We introduce a software package FINEMAP that replaces the exhaustive search by an ultrafast stochastic search. We demonstrate that (1) FINEMAP opens up completely new opportunities by fine-mapping the HDL-C association of the LIPC locus with 20,000 variants in less than 90 seconds while exhaustive search would require thousands of years. By jointly modeling the whole locus, (2) FINEMAP can identify more plausible variant combinations than standard conditional analysis. At the LIPC locus we identify a 3-SNP configuration with 190-fold higher likelihood than the top configuration from conditional analysis. We suggest that a missense variant and a promoter polymorphism are likely to be causal whereas the lead variant in single-SNP testing has less evidence than a regulatory variant correlated with it.
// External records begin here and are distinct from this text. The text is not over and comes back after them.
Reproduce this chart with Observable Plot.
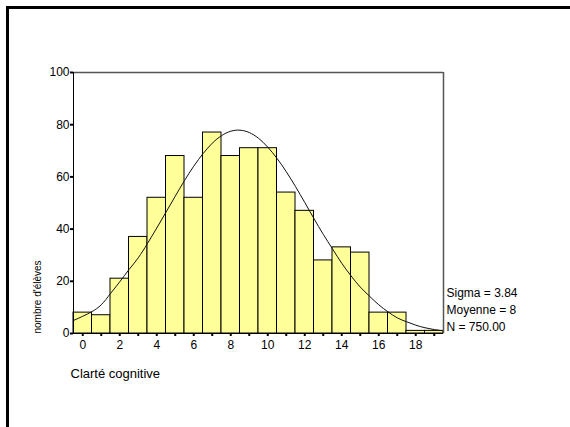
<!DOCTYPE html>
<html>
<head>
<meta charset="utf-8">
<script src="https://cdn.jsdelivr.net/npm/d3@7"></script>
<script src="https://cdn.jsdelivr.net/npm/@observablehq/plot@0.6"></script>
<style>
  html, body { margin: 0; padding: 0; background: #fff; overflow: hidden; }
  #wrap { position: relative; width: 570px; height: 427px; overflow: hidden; }
  #frame { position: absolute; left: 6px; top: 6px; width: 700px; height: 600px;
           border-top: 3px solid #000; border-left: 3px solid #000; box-sizing: border-box; }
  #chart { position: absolute; left: 0; top: 0; }
</style>
</head>
<body>
<div id="wrap"><div id="frame"></div><div id="chart"></div></div>
<script>
// Categories (score bins, width 1, centred on integers)
const scores = [0,1,2,3,4,5,6,7,8,9,10,11,12,13,14,15,16,17,18,19];
// Number of pupils per bin
const counts = [8,7,21,37,52,68,52,77,68,71,71,54,47,28,33,31,8,8,1,1];
// Fitted normal curve
const curveX = [-0.5,0,0.5,1,1.5,2,2.5,3,3.5,4,4.5,5,5.5,6,6.5,7,7.5,8,8.5,9,9.5,10,10.5,11,11.5,12,12.5,13,13.5,14,14.5,15,15.5,16,16.5,17,17.5,18,18.5,19,19.5];
const curveY = [5,6.6,8.4,11,15.3,19.8,24.5,29,34.5,40.4,46.5,52.6,58.6,64.1,68.9,72.9,75.8,77.5,77.9,77,74.8,71.4,67.1,62,56.3,50.2,44,38,32.4,26.9,22.1,17.8,14.3,11,8.3,6,4.5,3.2,2.2,1.5,1];
// Tick labels
const xTickMarks = [0,1,2,3,4,5,6,7,8,9,10,11,12,13,14,15,16,17,18,19];
const xTickLabels = [0,2,4,6,8,10,12,14,16,18];
const yTicks = [0,20,40,60,80,100];
// Texts
const statLines = ["Sigma = 3.84", "Moyenne = 8", "N = 750.00"];
const xTitle = "Clarté cognitive";
const yTitle = "nombre d'élèves";

const bars = scores.map((s, i) => ({x1: s - 0.5, x2: s + 0.5, count: counts[i]}));
const curve = curveX.map((x, i) => ({x, y: curveY[i]}));

const plot = Plot.plot({
  width: 570,
  height: 427,
  marginLeft: 73,
  marginRight: 127,
  marginTop: 72,
  marginBottom: 94,
  style: {fontFamily: "'Liberation Sans', Arial, sans-serif", fontSize: "12px", background: "transparent", color: "#000"},
  x: {domain: [-0.5, 19.5]},
  y: {domain: [0, 100]},
  marks: [
    Plot.rectY(bars, {x1: "x1", x2: "x2", y: "count", fill: "#ffff99", stroke: "#000", strokeWidth: 1}),
    Plot.line(curve, {x: "x", y: "y", stroke: "#111", strokeWidth: 1, curve: "natural"}),
    Plot.ruleY([100], {stroke: "#555", strokeWidth: 1.5}),
    Plot.ruleX([19.5], {stroke: "#555", strokeWidth: 1.5}),
    Plot.ruleY([0], {stroke: "#000", strokeWidth: 1}),
    Plot.ruleX([-0.5], {stroke: "#000", strokeWidth: 1}),
    Plot.axisX({ticks: xTickMarks, tickFormat: () => "", tickSize: 3, tickPadding: 0, strokeWidth: 2, label: null, fontSize: 12}),
    Plot.axisX({ticks: xTickLabels, tickSize: 0, tickPadding: 7, label: null, fontSize: 12}),
    Plot.axisY({ticks: yTicks, tickSize: 3, tickPadding: 1, strokeWidth: 2, label: null, fontSize: 12}),
    Plot.text([yTitle], {frameAnchor: "bottom-left", dx: -36, dy: 0, rotate: -90, textAnchor: "start", lineAnchor: "middle", fontSize: 10}),
    Plot.text([xTitle], {frameAnchor: "bottom-left", dx: -3, dy: 40, textAnchor: "start", lineAnchor: "middle", fontSize: 13}),
    Plot.text([statLines.join("\n")], {frameAnchor: "bottom-right", dx: 3, dy: -3, textAnchor: "start", lineAnchor: "bottom", lineHeight: 1.39, fontSize: 12})
  ]
});
document.getElementById("chart").appendChild(plot);
</script>
</body>
</html>
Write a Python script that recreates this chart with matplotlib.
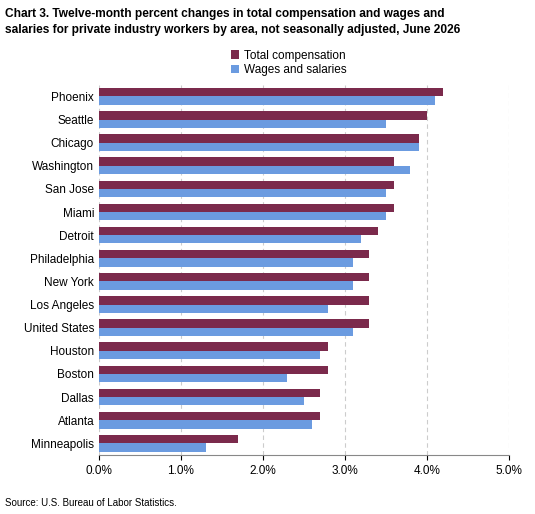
import matplotlib
matplotlib.use("Agg")
import matplotlib.pyplot as plt
import numpy as np
from matplotlib.ticker import FuncFormatter

plt.rcParams['font.family'] = ['Liberation Sans', 'DejaVu Sans']

areas = ["Phoenix","Seattle","Chicago","Washington","San Jose","Miami","Detroit","Philadelphia",
         "New York","Los Angeles","United States","Houston","Boston","Dallas","Atlanta","Minneapolis"]
total_comp = [4.2,4.0,3.9,3.6,3.6,3.6,3.4,3.3,3.3,3.3,3.3,2.8,2.8,2.7,2.7,1.7]
wages = [4.1,3.5,3.9,3.8,3.5,3.5,3.2,3.1,3.1,2.8,3.1,2.7,2.3,2.5,2.6,1.3]

c_tc = "#7b2a4c"
c_w = "#6b9be0"
fig = plt.figure(figsize=(5.35,5.14), dpi=100)
ax = fig.add_axes([0.185,0.115,0.766,0.72])
y = np.arange(len(areas))
h = 0.36
ax.barh(y - h/2, total_comp, height=h, color=c_tc, label="Total compensation", zorder=3)
ax.barh(y + h/2, wages, height=h, color=c_w, label="Wages and salaries", zorder=3)
ax.set_yticks(y)
ax.set_yticklabels(areas, fontsize=8.5)
ax.set_ylim(len(areas)-0.5, -0.5)
ax.set_xlim(0,5)
ax.set_xticks(np.arange(0,5.01,1))
ax.xaxis.set_major_formatter(FuncFormatter(lambda v,p: f"{v:.1f}%"))
ax.tick_params(axis='x', labelsize=8.5)
ax.tick_params(axis='y', length=0)
ax.grid(axis='x', linestyle=(0,(4,3)), color="#cccccc", zorder=0)
for s in ["top","right","left"]:
    ax.spines[s].set_visible(False)
ax.spines["bottom"].set_color("#888888")
fig.text(0.01,0.985,"Chart 3. Twelve-month percent changes in total compensation and wages and\nsalaries for private industry workers by area, not seasonally adjusted, June 2026",
         fontsize=8.6, fontweight="bold", va="top", ha="left", linespacing=1.45)
fig.legend(loc="upper center", bbox_to_anchor=(0.54,0.915), ncol=1, frameon=False, fontsize=8.5,
           handlelength=0.7, handleheight=0.7, labelspacing=0.2, borderpad=0, handletextpad=0.4)
fig.text(0.01,0.012,"Source: U.S. Bureau of Labor Statistics.", fontsize=7, ha="left", va="bottom")
fig.savefig("out.png", dpi=100)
With extensive simulations we further show that (3) FINEMAP is as accurate as exhaustive search when the latter can be completed and (4) achieves even higher accuracy when the latter must be restricted due to computational reasons.

We also report important practical results showing that a reference panel size of 1,000 individuals from the target population is adequate for a GWAS cohort size of up to 10,000 individuals, whereas smaller panels, such as those from the 1000 Genomes Project, should be avoided. We also show, both theoretically and empirically, that the size of the reference panel needs to scale with the GWAS sample size, which has important consequences for the application of these methods in ongoing GWAS meta-analyses and large biobank studies. Our results are based on comprehensive simulations with UK biobank data and Finnish cohorts over 100 GWAS regions from coronary artery disease, Crohn’s disease, lipids, schizophrenia and type 2 diabetes and on Finnish data of the APOE locus that we fine-map in detail discovering a novel variant associated with LDL-C.